Cardinality

In our ongoing exploration of using the Semantic Engine to describe your data, there’s one concept we haven’t yet discussed—but it’s an important one: cardinality.

Cardinality refers to the number of values that a data field (specifically an array) can contain. It’s a way of describing how many items you’re expecting to appear in a given field, and it plays a crucial role in data descriptions, verification, and interpretation.

What Is an Array?

Before we talk about cardinality, we need to understand arrays. In data terms, an array is a field that can hold multiple values, rather than just one.

For example, imagine a dataset where you’re recording the languages a person speaks. Some people might speak only one language, while others might speak three or more. Instead of creating separate fields for “language1”, “language2”, and so on, you might store them all in one field as an array.

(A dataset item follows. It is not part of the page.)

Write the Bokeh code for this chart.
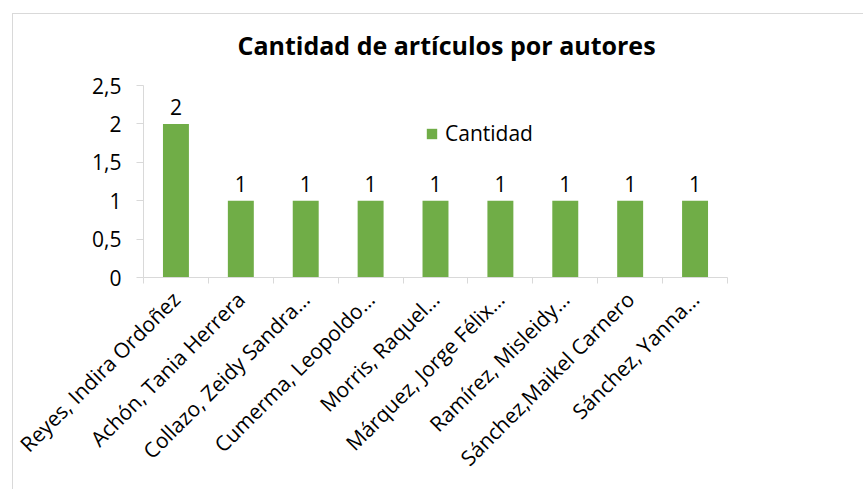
import math
from bokeh.plotting import figure
from bokeh.models import (Range1d, FixedTicker, CustomJSTickFormatter, ColumnDataSource,
                          LabelSet, Legend, LegendItem)
from bokeh.core.properties import value
from bokeh.embed import file_html
from bokeh.resources import INLINE

# ---- data ----
authors = [
    "Reyes, Indira Ordoñez",
    "Achón, Tania Herrera",
    "Collazo, Zeidy Sandra…",
    "Cumerma, Leopoldo…",
    "Morris, Raquel…",
    "Márquez, Jorge Félix…",
    "Ramírez, Misleidy…",
    "Sánchez,Maikel Carnero",
    "Sánchez, Yanna…",
]
cantidad = [2, 1, 1, 1, 1, 1, 1, 1, 1]
y_ticks = [0, 0.5, 1, 1.5, 2, 2.5]
series_name = "Cantidad"
title_text = "Cantidad de artículos por autores"

FONT = "Open Sans"
GREEN = "#70AD47"
GRAY = "#D9D9D9"

n = len(authors)
centers = [i + 0.5 for i in range(n)]
bounds = list(range(n + 1))

src = ColumnDataSource(dict(x=centers, y=cantidad, label=[str(v) for v in cantidad]))

p = figure(width=863, height=489, output_backend="svg", toolbar_location=None,
           x_range=Range1d(0, n), y_range=Range1d(0, y_ticks[-1]),
           min_border_left=143, min_border_right=136, min_border_top=85,
           min_border_bottom=212)
p.outline_line_color = None
p.xgrid.visible = False
p.ygrid.visible = False
p.border_fill_alpha = 0
p.background_fill_alpha = 0
# chart-area border (left and top edges, running off the right/bottom)
p.styles = {
    "background": (
        "linear-gradient(#D9D9D9,#D9D9D9) 12px 13px / 100% 1px no-repeat, "
        "linear-gradient(#D9D9D9,#D9D9D9) 12px 13px / 1px 100% no-repeat, white"
    )
}

r = p.vbar(x="x", top="y", width=0.4, source=src, fill_color=GREEN, line_color=None)

labels = LabelSet(x="x", y="y", text="label", source=src, text_align="center",
                  text_baseline="bottom", y_offset=9, text_font=value(FONT),
                  text_font_size="21px", text_color="black")
p.add_layout(labels)

# x axis
xa = p.xaxis[0]
xa.ticker = FixedTicker(ticks=centers, minor_ticks=bounds)
xa.formatter = CustomJSTickFormatter(args=dict(names=authors),
                                     code="return names[Math.floor(tick)];")
xa.major_tick_line_color = None
xa.minor_tick_line_color = GRAY
xa.minor_tick_out = 6
xa.minor_tick_in = 0
xa.axis_line_color = GRAY
xa.major_label_orientation = math.pi / 4
xa.major_label_text_font = FONT
xa.major_label_text_font_size = "21px"
xa.major_label_text_color = "black"
xa.major_label_standoff = 12

# y axis
ya = p.yaxis[0]
ya.ticker = FixedTicker(ticks=y_ticks, minor_ticks=[])
ya.formatter = CustomJSTickFormatter(code="return tick.toString().replace('.', ',');")
ya.major_tick_line_color = GRAY
ya.major_tick_out = 7
ya.major_tick_in = 0
ya.minor_tick_line_color = None
ya.axis_line_color = GRAY
ya.major_label_text_font = FONT
ya.major_label_text_font_size = "21px"
ya.major_label_text_color = "black"
ya.major_label_standoff = 15

# title
p.title.text = title_text
p.title.align = "left"
p.title.offset = 94
p.title.text_font = FONT
p.title.text_font_size = "25px"
p.title.text_font_style = "bold"
p.title.text_color = "black"
p.title.standoff = 47

# legend
legend = Legend(items=[LegendItem(label=series_name, renderers=[r])],
                location=(282, 130), glyph_width=13, glyph_height=13,
                label_text_font=FONT, label_text_font_size="21px",
                label_text_color="black", label_standoff=7,
                padding=0, margin=0, border_line_color=None,
                background_fill_alpha=0)
p.add_layout(legend)

open("out.html", "w").write(file_html(p, INLINE))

In an Excel spreadsheet, this might look like:

An example of an array attribute with a list of languages.
An example of an array attribute with a list of languages.

Here, the “Languages” column contains comma-separated lists—an informal representation of an array. Each cell in that column holds more one or more values.

What Is Cardinality?

Once you know you’re dealing with arrays, cardinality describes how many values are expected or allowed.

You can define:

  • Minimum cardinality – the fewest number of values allowed

  • Maximum cardinality – the most number of values allowed

Let’s return to the “Languages” example. If every person must list at least one language, you would set the minimum cardinality to 1. If your system supports a maximum of three languages per person, you would set the maximum cardinality to 3. You can also specify a minimum and maximum (for example a minimum of 1 and a maximum of 5).

Why Does Cardinality Matter?

Cardinality helps verify data ensuring that each entry meets the expected structure, and supports machine-readable data because the Semantic Engine supports cardinality descriptions of research data.

Cardinality is a simple but essential concept when working with arrays of data. Whether you’re developing survey responses, cataloguing plant attributes, or managing research metadata, specifying cardinality ensures that your data behaves as expected.

In short: if your data field can hold more than one value, cardinality lets you define how many it should hold.

Written by Carly Huitema